(Records from a data collection)
——————————

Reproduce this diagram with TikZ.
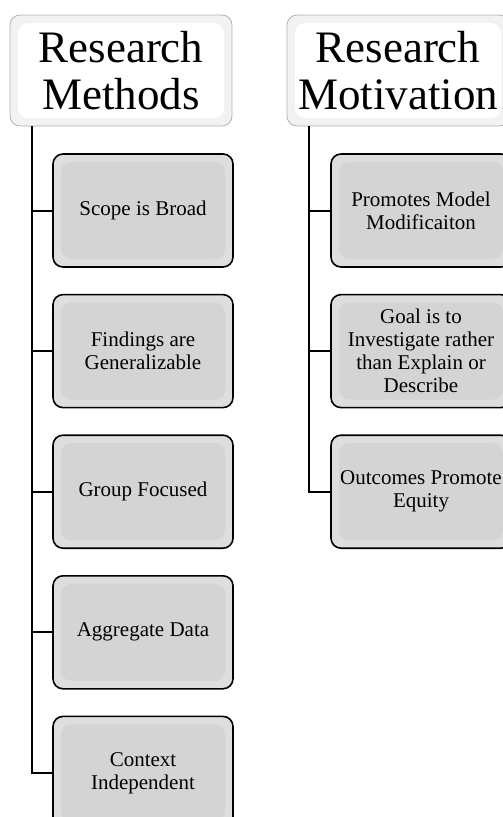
\documentclass[tikz,border=0pt]{standalone}
\usepackage{fontspec}
\setmainfont{Liberation Serif}
\usetikzlibrary{positioning}

\begin{document}
\begin{tikzpicture}[x=1pt,y=1pt,node distance=26pt,
                    head node/.style={rectangle,rounded corners=10pt,draw=black!30,line width=0.8pt,fill=black!5,
                      minimum width=222pt,minimum height=111pt,inner sep=0pt,align=center,
                      font=\fontsize{45}{47}\selectfont,
                      path picture={\fill[white] ([shift={(8pt,-8pt)}]path picture bounding box.north west)
                        rectangle ([shift={(-8pt,8pt)}]path picture bounding box.south east);}},
                    leaf node/.style={rectangle,rounded corners=10pt,draw=black,line width=1.6pt,fill=black!13,
                      minimum width=180pt,minimum height=113pt,inner sep=0pt,align=center,
                      font=\fontsize{21}{23}\selectfont,
                      path picture={\fill[black!17] ([shift={(8pt,-8pt)}]path picture bounding box.north west)
                        rectangle ([shift={(-8pt,8pt)}]path picture bounding box.south east);}},
                    link/.style={line width=2pt}]
  \useasboundingbox (0,0) rectangle (503,-817);

  \node[head node] (methods) at (121,-70.5) {Research\\Methods};
  \node[head node] (motiv) at (398,-70.5) {Research\\Motivation};

  \node[leaf node] (m1) at (143,-210.5) {Scope is Broad};
  \node[leaf node] (m2) [below=of m1] {Findings are\\Generalizable};
  \node[leaf node] (m3) [below=of m2] {Group Focused};
  \node[leaf node] (m4) [below=of m3] {Aggregate Data};
  \node[leaf node] (m5) [below=of m4] {Context\\Independent};

  \node[leaf node] (r1) at (421,-210.5) {Promotes Model\\Modificaiton};
  \node[leaf node] (r2) [below=of r1] {Goal is to\\Investigate rather\\than Explain or\\Describe};
  \node[leaf node] (r3) [below=of r2] {Outcomes Promote\\Equity};

  \foreach \n in {m1,m2,m3,m4,m5}
    \draw[link] ([xshift=22pt]methods.south west) |- (\n.west);
  \foreach \n in {r1,r2,r3}
    \draw[link] ([xshift=22pt]motiv.south west) |- (\n.west);
\end{tikzpicture}
\end{document}
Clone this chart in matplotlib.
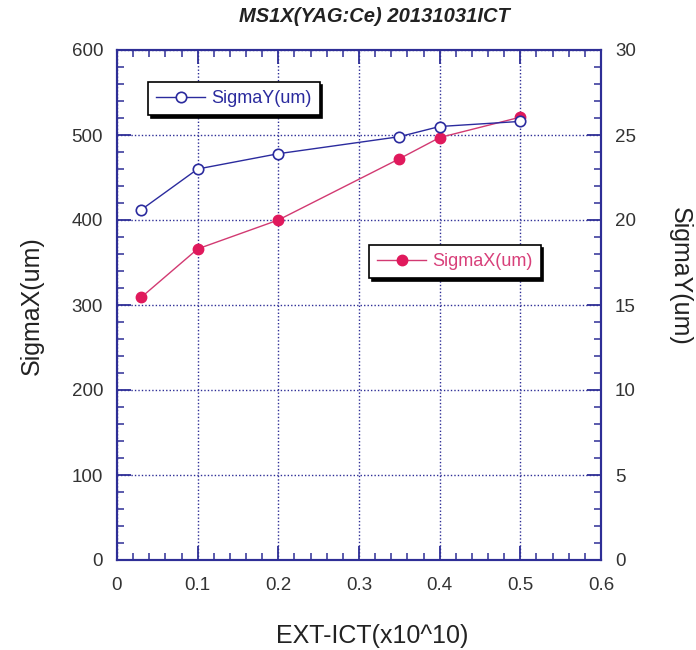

——————————

• _Written problem_
Do not copy the pictures, but repeat every line exactly.

• _Task answer_
Reproduce this diagram with TikZ.
\documentclass[tikz,border=0pt]{standalone}
\usepackage{fontspec}
\setmainfont{Liberation Serif}
\usetikzlibrary{positioning}

\begin{document}
\begin{tikzpicture}[x=1pt,y=1pt,node distance=26pt,
                    head node/.style={rectangle,rounded corners=10pt,draw=black!30,line width=0.8pt,fill=black!5,
                      minimum width=222pt,minimum height=111pt,inner sep=0pt,align=center,
                      font=\fontsize{45}{47}\selectfont,
                      path picture={\fill[white] ([shift={(8pt,-8pt)}]path picture bounding box.north west)
                        rectangle ([shift={(-8pt,8pt)}]path picture bounding box.south east);}},
                    leaf node/.style={rectangle,rounded corners=10pt,draw=black,line width=1.6pt,fill=black!13,
                      minimum width=180pt,minimum height=113pt,inner sep=0pt,align=center,
                      font=\fontsize{21}{23}\selectfont,
                      path picture={\fill[black!17] ([shift={(8pt,-8pt)}]path picture bounding box.north west)
                        rectangle ([shift={(-8pt,8pt)}]path picture bounding box.south east);}},
                    link/.style={line width=2pt}]
  \useasboundingbox (0,0) rectangle (503,-817);

  \node[head node] (methods) at (121,-70.5) {Research\\Methods};
  \node[head node] (motiv) at (398,-70.5) {Research\\Motivation};

  \node[leaf node] (m1) at (143,-210.5) {Scope is Broad};
  \node[leaf node] (m2) [below=of m1] {Findings are\\Generalizable};
  \node[leaf node] (m3) [below=of m2] {Group Focused};
  \node[leaf node] (m4) [below=of m3] {Aggregate Data};
  \node[leaf node] (m5) [below=of m4] {Context\\Independent};

  \node[leaf node] (r1) at (421,-210.5) {Promotes Model\\Modificaiton};
  \node[leaf node] (r2) [below=of r1] {Goal is to\\Investigate rather\\than Explain or\\Describe};
  \node[leaf node] (r3) [below=of r2] {Outcomes Promote\\Equity};

  \foreach \n in {m1,m2,m3,m4,m5}
    \draw[link] ([xshift=22pt]methods.south west) |- (\n.west);
  \foreach \n in {r1,r2,r3}
    \draw[link] ([xshift=22pt]motiv.south west) |- (\n.west);
\end{tikzpicture}
\end{document}
Clone this chart in matplotlib.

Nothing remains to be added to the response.